- [Required task]
Scan the listing below for the word "code" and state how many lines hold it. Write nothing but the number.

- [Data in this exercise]
::::::

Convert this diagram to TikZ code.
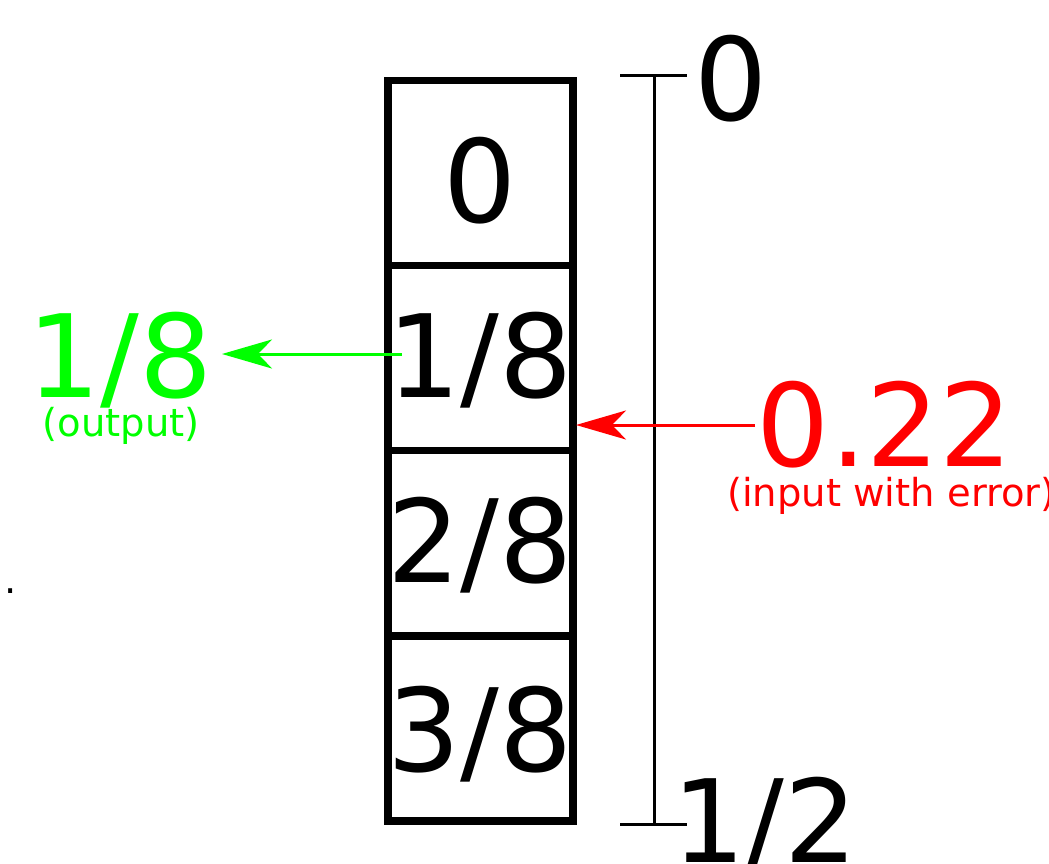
\documentclass[tikz,border=0pt]{standalone}
\usepackage{fontspec}
\setmainfont{DejaVu Sans}
\usetikzlibrary{arrows.meta}
\definecolor{grn}{RGB}{0,255,0}
\definecolor{rd}{RGB}{255,0,0}
\tikzset{
  cell/.style={draw=black, line width=7.5pt},
  big/.style={inner sep=0pt, anchor=base, font=\fontsize{115}{130}\selectfont},
  small/.style={inner sep=0pt, anchor=base, font=\fontsize{38.5}{46}\selectfont},
  scalebar/.style={line width=3pt},
  tip/.style={-{Stealth[length=50pt, width=29pt, inset=14pt]}, line width=3pt},
}
\begin{document}
\begin{tikzpicture}[x=1pt, y=-1pt]
\useasboundingbox (0,0) rectangle (1049,864);
% cells
\draw[cell] (388,80.5) rectangle (573,265.5);
\draw[cell] (388,265.5) rectangle (573,450.5);
\draw[cell] (388,450.5) rectangle (573,636);
\draw[cell] (388,636) rectangle (573,821);
\node[big] (c0) at (480,222) {0};
\node[big] (c1) at (480,397) {1/8};
\node[big] (c2) at (480,582) {2/8};
\node[big] (c3) at (480,771) {3/8};
% scale bar
\coordinate (st) at (654,75.5);
\coordinate (sb) at (654,824);
\draw[scalebar] (st) -- (sb);
\draw[scalebar] (620,75.5) -- (687,75.5);
\draw[scalebar] (620,824) -- (687,824);
\node[big] (s0) at (731,121) {0};
\node[big] (s1) at (765,862) {1/2};
% output
\node[big, text=grn] (out) at (120,397) {1/8};
\node[small, text=grn] (outl) at (121,436) {(output)};
\coordinate (gs) at (402,354);
\coordinate (ge) at (222,354);
\draw[tip, grn] (gs) -- (ge);
% input
\node[big, text=rd] (inp) at (885,466) {0.22};
\node[small, text=rd, anchor=base west] (inpl) at (727,506) {(input with error)};
\coordinate (rs) at (755,425);
\coordinate (re) at (576,425);
\draw[tip, rd] (rs) -- (re);
% stray dot
\node[small] (dot) at (11,593) {.};
\end{tikzpicture}
\end{document}
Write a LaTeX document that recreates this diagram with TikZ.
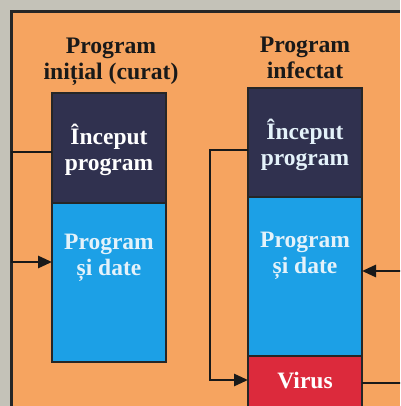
\documentclass[tikz,border=0pt]{standalone}
\usepackage{fontspec}
\setmainfont{Liberation Serif}
\usetikzlibrary{arrows.meta}
\definecolor{bgorange}{HTML}{F6A460}
\definecolor{graystrip}{HTML}{C4C2B8}
\definecolor{navybox}{HTML}{30314F}
\definecolor{bluebox}{HTML}{1CA0E6}
\definecolor{redbox}{HTML}{DC2A3C}
\definecolor{paletext}{HTML}{E4F2FA}
\tikzset{
  box/.style={draw=black!85, line width=1.2pt, minimum width=114pt, inner sep=0pt, outer sep=0pt},
  boxtext/.style={font=\fontsize{23.5}{26}\selectfont\bfseries, align=center, inner sep=0pt},
  title/.style={font=\fontsize{23.7}{26}\selectfont\bfseries, align=center, text=black!90, inner sep=0pt},
  conn/.style={line width=2.8pt, black!90},
  arr/.style={conn, -{Triangle[length=14pt,width=12pt]}}
}
\begin{document}
\begin{tikzpicture}[x=1pt,y=-1pt]
\useasboundingbox (0,0) rectangle (400,406);
\clip (0,0) rectangle (400,406);
% background
\fill[bgorange] (0,0) rectangle (400,406);
\fill[graystrip] (0,0) rectangle (400,10);
\fill[graystrip] (0,0) rectangle (10,406);
\draw[line width=2.5pt, black!85] (11.5,406) -- (11.5,11.5) -- (400,11.5);

% titles
\node[title] (t1) at (111,62) {Program\\ inițial (curat)};
\node[title] (t2) at (305,58) {Program\\ infectat};

% left program boxes
\node[box, fill=navybox, minimum height=110pt] (ld) at (109,148) {};
\node[box, fill=bluebox, minimum height=159pt] (lb) at (109,282.5) {};
\node[boxtext, text=white] (ldt) at (109,150) {Început\\ program};
\node[boxtext, text=paletext] (lbt) at (109,258) {Program\\ și date};

% right program boxes
\node[box, fill=navybox, minimum height=109pt] (rd) at (305,142.5) {};
\node[box, fill=bluebox, minimum height=159pt] (rb) at (305,276.5) {};
\node[box, fill=redbox, minimum height=60pt] (rv) at (305,386) {};
\node[boxtext, text=paletext] (rdt) at (305,145) {Început\\ program};
\node[boxtext, text=paletext] (rbt) at (305,256) {Program\\ și date};
\node[boxtext, text=white] (rvt) at (305,381) {Virus};

% connector coordinates
\coordinate (lc1) at (12,152);
\coordinate (lc2) at (12,262);
\coordinate (rc1) at (210,150);
\coordinate (rc2) at (210,380);
\coordinate (re1) at (402,271);
\coordinate (re2) at (402,383);

% left connector
\draw[arr] (ld.west |- lc1) -- (lc1) -- (lc2) -- (lb.west |- lc2);
% right connectors
\draw[arr] (rd.west |- rc1) -- (rc1) -- (rc2) -- (rv.west |- rc2);
\draw[arr] (re1) -- (rb.east |- re1);
\draw[conn] (rv.east |- re2) -- (re2);
\end{tikzpicture}
\end{document}
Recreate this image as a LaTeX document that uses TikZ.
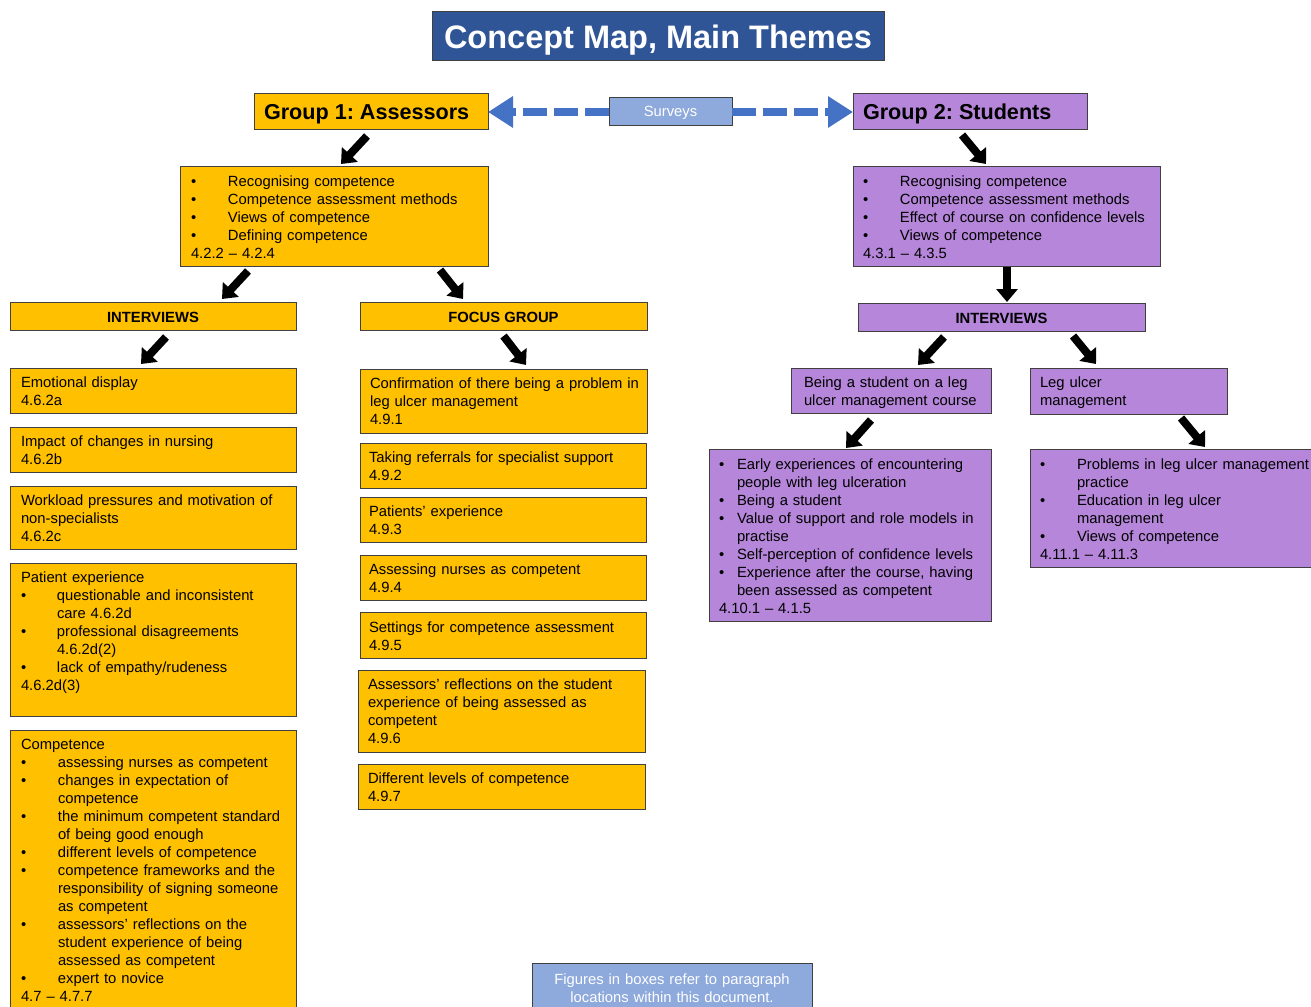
\documentclass[tikz,border=0pt]{standalone}
\usepackage{fontspec}
\setmainfont{Liberation Sans}
\usetikzlibrary{arrows.meta,calc}
\definecolor{gold}{HTML}{FFC000}
\definecolor{lilac}{HTML}{B586D9}
\definecolor{navy}{HTML}{2F5597}
\definecolor{sky}{HTML}{8EA9DB}
\definecolor{arrowblue}{HTML}{4472C4}
\definecolor{edgegray}{HTML}{404040}
\newcommand\bpt[1][37pt]{\makebox[#1][l]{•}}
\newcommand\ipt[1][37pt]{\hspace*{#1}}
\frenchspacing
\begin{document}
\frenchspacing
\begin{tikzpicture}[x=1pt,y=-1pt,
  box/.style={draw=edgegray, line width=1pt, anchor=north west, inner sep=0pt, outer sep=0pt},
  gbox/.style={box, fill=gold},
  pbox/.style={box, fill=lilac},
  bodyfont/.style={font={\fontsize{14.8pt}{18pt}\selectfont}},
  headfont/.style={font={\fontsize{21.6pt}{24pt}\selectfont\bfseries}},
  capfont/.style={font={\fontsize{14.8pt}{18pt}\selectfont\bfseries}},
  txt/.style={bodyfont, anchor=base west, inner sep=0pt, outer sep=0pt, text width=420pt, align=left},
  lbl/.style={inner sep=0pt, outer sep=0pt},
  barrow/.style={draw=black, line width=8pt, -{Triangle[length=13pt,width=21pt]}},
  dasharr/.style={draw=arrowblue, line width=8pt, dash pattern=on 24pt off 7pt, -{Triangle[length=25pt,width=30pt]}}
]
\useasboundingbox (0,0) rectangle (1311,1006);
\fill[white] (0,0) rectangle (1311,1006);

% title
\node[box, fill=navy, minimum width=452pt, minimum height=49pt] (title) at (432,12) {};
\node[lbl, anchor=base, text=white, font={\fontsize{32.5pt}{36pt}\selectfont\bfseries}] (titlet) at (658,49) {Concept Map, Main Themes};

% groups and surveys
\node[gbox, minimum width=234pt, minimum height=36pt] (g1) at (254,94) {};
\node[lbl, headfont, anchor=base west] (g1t) at (264,120) {Group 1: Assessors};
\node[pbox, minimum width=234pt, minimum height=36pt] (g2) at (853,94) {};
\node[lbl, headfont, anchor=base west] (g2t) at (863,120) {Group 2: Students};
\node[box, fill=sky, minimum width=123pt, minimum height=28pt] (sv) at (609,98) {};
\node[lbl, bodyfont, text=white, anchor=base] (svt) at (670.5,117) {Surveys};
\draw[dasharr] (sv.west) -- (g1.east);
\draw[dasharr] (sv.east) -- (g2.west);

% theme boxes
\node[gbox, minimum width=308pt, minimum height=100pt] (t1) at (180,166) {};
\node[txt] (t1t) at (191,186) {\bpt Recognising competence\\\bpt Competence assessment methods\\\bpt Views of competence\\\bpt Defining competence\\4.2.2 – 4.2.4};
\node[pbox, minimum width=307pt, minimum height=100pt] (t2) at (853,166) {};
\node[txt] (t2t) at (863,186) {\bpt Recognising competence\\\bpt Competence assessment methods\\\bpt Effect of course on confidence levels\\\bpt Views of competence\\4.3.1 – 4.3.5};

% method headers
\node[gbox, minimum width=286pt, minimum height=28pt] (int1) at (10,302) {};
\node[lbl, capfont, anchor=base] (int1t) at (153,322) {INTERVIEWS};
\node[gbox, minimum width=287pt, minimum height=28pt] (fg) at (360,302) {};
\node[lbl, capfont, anchor=base] (fgt) at (503.5,322) {FOCUS GROUP};
\node[pbox, minimum width=287pt, minimum height=28pt] (int2) at (858,303) {};
\node[lbl, capfont, anchor=base] (int2t) at (1001.5,323) {INTERVIEWS};

% left column
\node[gbox, minimum width=286pt, minimum height=45pt] (emo) at (10,368) {};
\node[txt] (emot) at (21,387) {Emotional display\\4.6.2a};
\node[gbox, minimum width=286pt, minimum height=45pt] (imp) at (10,427) {};
\node[txt] (impt) at (21,446) {Impact of changes in nursing\\4.6.2b};
\node[gbox, minimum width=286pt, minimum height=63pt] (work) at (10,486) {};
\node[txt] (workt) at (21,505) {Workload pressures and motivation of\\non-specialists\\4.6.2c};
\node[gbox, minimum width=286pt, minimum height=153pt] (pat) at (10,563) {};
\node[txt] (patt) at (21,582) {Patient experience\\\bpt[36pt]questionable and inconsistent\\\ipt[36pt]care 4.6.2d\\\bpt[36pt]professional disagreements\\\ipt[36pt]4.6.2d(2)\\\bpt[36pt]lack of empathy/rudeness\\4.6.2d(3)};
\node[gbox, minimum width=286pt, minimum height=300pt] (comp) at (10,730) {};
\node[txt] (compt) at (21,749) {Competence\\\bpt assessing nurses as competent\\\bpt changes in expectation of\\\ipt competence\\\bpt the minimum competent standard\\\ipt of being good enough\\\bpt different levels of competence\\\bpt competence frameworks and the\\\ipt responsibility of signing someone\\\ipt as competent\\\bpt assessors' reflections on the\\\ipt student experience of being\\\ipt assessed as competent\\\bpt expert to novice\\4.7 – 4.7.7};

% focus group column
\node[gbox, minimum width=287pt, minimum height=64pt] (conf) at (360,369) {};
\node[txt] (conft) at (370,388) {Confirmation of there being a problem in\\leg ulcer management\\4.9.1};
\node[gbox, minimum width=286pt, minimum height=45pt] (refr) at (360,443) {};
\node[txt] (refrt) at (369,462) {Taking referrals for specialist support\\4.9.2};
\node[gbox, minimum width=286pt, minimum height=45pt] (pexp) at (360,497) {};
\node[txt] (pexpt) at (369,516) {Patients' experience\\4.9.3};
\node[gbox, minimum width=286pt, minimum height=45pt] (anc) at (360,555) {};
\node[txt] (anct) at (369,574) {Assessing nurses as competent\\4.9.4};
\node[gbox, minimum width=286pt, minimum height=46pt] (sett) at (360,612) {};
\node[txt] (settt) at (369,632) {Settings for competence assessment\\4.9.5};
\node[gbox, minimum width=287pt, minimum height=82pt] (refl) at (358,670) {};
\node[txt] (reflt) at (368,689) {Assessors' reflections on the student\\experience of being assessed as\\competent\\4.9.6};
\node[gbox, minimum width=287pt, minimum height=45pt] (diff) at (358,764) {};
\node[txt] (difft) at (368,783) {Different levels of competence\\4.9.7};

% students column
\node[pbox, minimum width=200pt, minimum height=45pt] (being) at (791,368) {};
\node[txt] (beingt) at (804,387) {Being a student on a leg\\ulcer management course};
\node[pbox, minimum width=197pt, minimum height=46pt] (leg) at (1030,368) {};
\node[txt] (legt) at (1040,387) {Leg ulcer\\management};
\node[pbox, minimum width=282pt, minimum height=172pt] (early) at (709,449) {};
\node[txt] (earlyt) at (719,469) {\bpt[18pt]Early experiences of encountering\\\ipt[18pt]people with leg ulceration\\\bpt[18pt]Being a student\\\bpt[18pt]Value of support and role models in\\\ipt[18pt]practise\\\bpt[18pt]Self-perception of confidence levels\\\bpt[18pt]Experience after the course, having\\\ipt[18pt]been assessed as competent\\4.10.1 – 4.1.5};
\node[pbox, minimum width=290pt, minimum height=118pt] (prob) at (1030,449) {};
\node[txt] (probt) at (1040,469) {\bpt Problems in leg ulcer management\\\ipt practice\\\bpt Education in leg ulcer\\\ipt management\\\bpt Views of competence\\4.11.1 – 4.11.3};

% note
\node[box, fill=sky, minimum width=280pt, minimum height=60pt] (note) at (532,963) {};
\node[bodyfont, text=white, anchor=base, inner sep=0pt, text width=280pt, align=center] (notet) at (672,984) {Figures in boxes refer to paragraph\\locations within this document.};

% block arrows
\draw[barrow] ($(g1.south)+(-4,6)$) -- ($(t1.north)+(7,-2)$);
\draw[barrow] ($(t1.south west)+(68,5)$) -- ($(int1.north)+(69,-3)$);
\draw[barrow] ($(t1.south west)+(260,4)$) -- ($(fg.north)+(-40.5,-3)$);
\draw[barrow] ($(int1.south)+(13,7)$) -- ($(emo.north)+(-12,-4)$);
\draw[barrow] ($(fg.south)+(0,6)$) -- ($(conf.north)+(22.5,-4)$);
\draw[barrow] ($(g2.south)+(-8,5)$) -- ($(t2.north)+(-20.5,-2)$);
\draw[barrow] ($(t2.south)+(0.5,1)$) -- ($(int2.north)+(5.5,-1)$);
\draw[barrow] ($(int2.south)+(-57.5,6)$) -- ($(being.north)+(27,-3)$);
\draw[barrow] ($(int2.south)+(71.5,5)$) -- ($(leg.north)+(-32.5,-4)$);
\draw[barrow] ($(being.south)+(-20,7)$) -- ($(early.north)+(-4,-1)$);
\draw[barrow] ($(leg.south)+(52.5,4)$) -- ($(prob.north)+(30,-2)$);
\end{tikzpicture}
\end{document}
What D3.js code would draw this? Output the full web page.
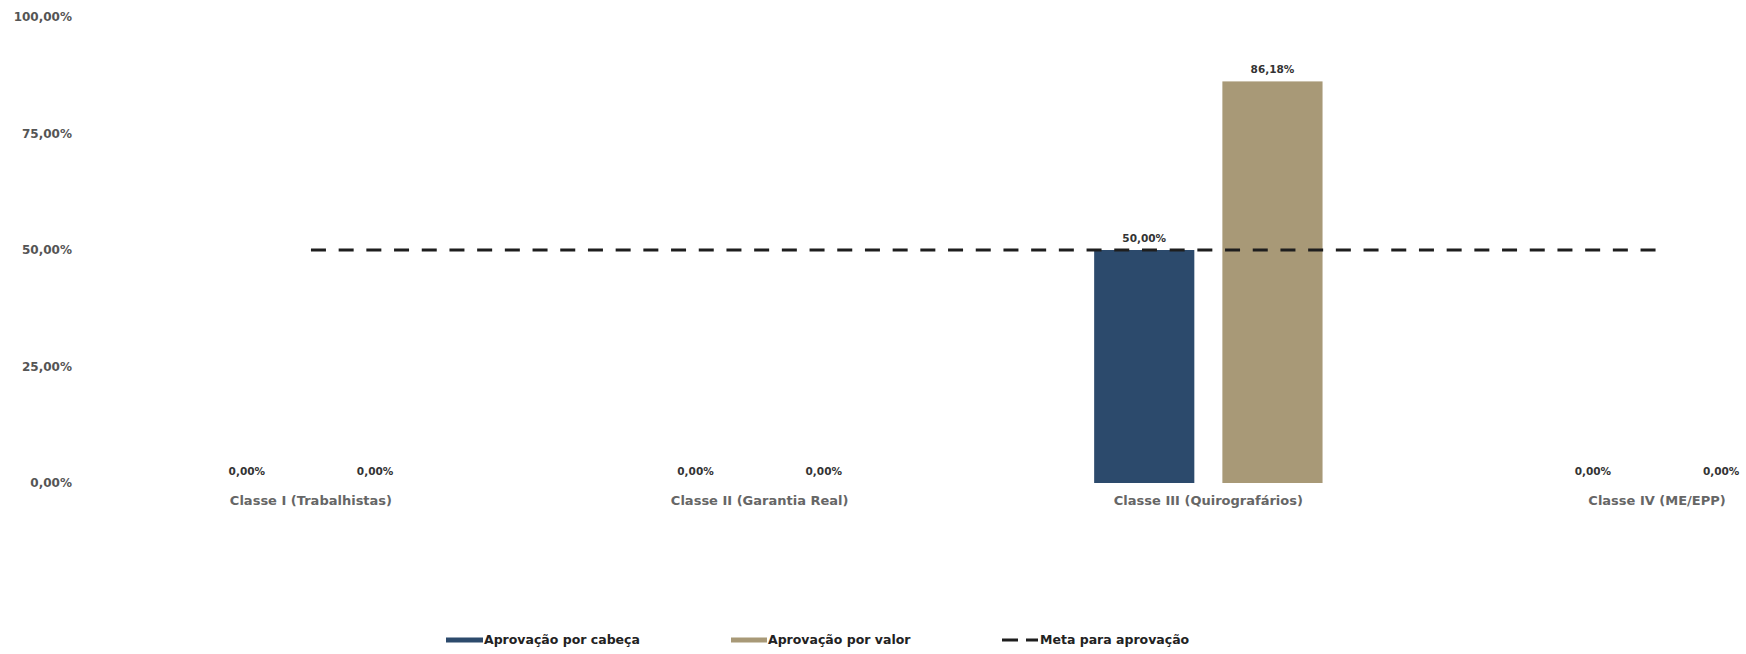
<!DOCTYPE html>
<html>
<head>
<meta charset="utf-8">
<script src="https://cdn.jsdelivr.net/npm/d3@7"></script>
<style>
  html, body { margin: 0; padding: 0; background: #fff; }
  svg { display: block; font-family: "DejaVu Sans", "Liberation Sans", Arial, sans-serif; }
</style>
</head>
<body>
<svg id="chart" width="1746" height="654"></svg>
<script>
// Voting results per creditor class
const categories = ["Classe I (Trabalhistas)", "Classe II (Garantia Real)", "Classe III (Quirografários)", "Classe IV (ME/EPP)"];
const porCabeca = [0, 0, 0.5, 0];
const porValor = [0, 0, 0.8618, 0];
const meta = [0.5, 0.5, 0.5, 0.5];
const yTicks = [0, 0.25, 0.5, 0.75, 1];
const seriesNames = ["Aprovação por cabeça", "Aprovação por valor", "Meta para aprovação"];

const colors = { cabeca: "#2c4a6c", valor: "#a89977", meta: "#1e1e1e" };
const FONT = "DejaVu Sans, Liberation Sans, Arial, sans-serif";

const ptBR = d3.formatLocale({ decimal: ",", thousands: ".", grouping: [3], currency: ["R$", ""] });
const pct = ptBR.format(".2%");

const svg = d3.select("#chart");

const y = d3.scaleLinear().domain([0, 1]).range([483, 17]);

const x0 = d3.scaleBand()
  .domain(categories)
  .range([86.6, 1881.4])
  .paddingInner(0.491)
  .paddingOuter(0.2455);

const x1 = d3.scaleBand()
  .domain(["cabeca", "valor"])
  .range([0, x0.bandwidth()])
  .paddingInner(0.21875);

// Y axis: labels only
const yAxis = svg.append("g")
  .attr("transform", "translate(72,0)")
  .call(d3.axisLeft(y).tickValues(yTicks).tickFormat(pct).tickSize(0).tickPadding(0));
yAxis.select(".domain").remove();
yAxis.selectAll("text")
  .attr("fill", "#555")
  .attr("font-size", 12)
  .attr("font-weight", "bold")
  .attr("font-family", FONT);

// X axis: category labels only
const xAxis = svg.append("g")
  .attr("transform", "translate(0,483)")
  .call(d3.axisBottom(x0).tickSize(0).tickPadding(13));
xAxis.select(".domain").remove();
xAxis.selectAll("text")
  .attr("fill", "#666")
  .attr("font-size", 13)
  .attr("font-weight", "bold")
  .attr("font-family", FONT);

// Bars
const rows = categories.map((c, i) => ({ cat: c, cabeca: porCabeca[i], valor: porValor[i] }));
const groups = svg.append("g").selectAll("g")
  .data(rows)
  .join("g")
  .attr("transform", d => `translate(${x0(d.cat)},0)`);

const cells = groups.selectAll("g")
  .data(d => ["cabeca", "valor"].map(k => ({ key: k, value: d[k] })))
  .join("g");

cells.append("rect")
  .attr("x", d => x1(d.key))
  .attr("width", x1.bandwidth())
  .attr("y", d => y(d.value))
  .attr("height", d => y(0) - y(d.value))
  .attr("fill", d => colors[d.key]);

cells.append("text")
  .attr("x", d => x1(d.key) + x1.bandwidth() / 2)
  .attr("y", d => y(d.value) - 8)
  .attr("text-anchor", "middle")
  .attr("font-size", 10.5)
  .attr("font-weight", "bold")
  .attr("fill", "#333")
  .text(d => pct(d.value));

// Approval target line
const line = d3.line()
  .x((d, i) => x0(categories[i]) + x0.bandwidth() / 2)
  .y(d => y(d));

svg.append("path")
  .datum(meta)
  .attr("d", line)
  .attr("fill", "none")
  .attr("stroke", colors.meta)
  .attr("stroke-width", 2.8)
  .attr("stroke-dasharray", "15,12.7");

// Legend
const legend = svg.append("g").attr("font-size", 12.5).attr("font-weight", "bold").attr("fill", "#222");
const legendY = 640;

legend.append("rect").attr("x", 446).attr("y", legendY - 2.5).attr("width", 37).attr("height", 5).attr("fill", colors.cabeca);
legend.append("text").attr("x", 484).attr("y", legendY).attr("dy", "0.35em").text(seriesNames[0]);

legend.append("rect").attr("x", 731).attr("y", legendY - 2.5).attr("width", 36).attr("height", 5).attr("fill", colors.valor);
legend.append("text").attr("x", 768).attr("y", legendY).attr("dy", "0.35em").text(seriesNames[1]);

legend.append("line").attr("x1", 1002).attr("x2", 1038).attr("y1", legendY).attr("y2", legendY)
  .attr("stroke", colors.meta).attr("stroke-width", 2.8).attr("stroke-dasharray", "16,8");
legend.append("text").attr("x", 1040).attr("y", legendY).attr("dy", "0.35em").text(seriesNames[2]);
</script>
</body>
</html>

::::::

- [Solution for this problem]
2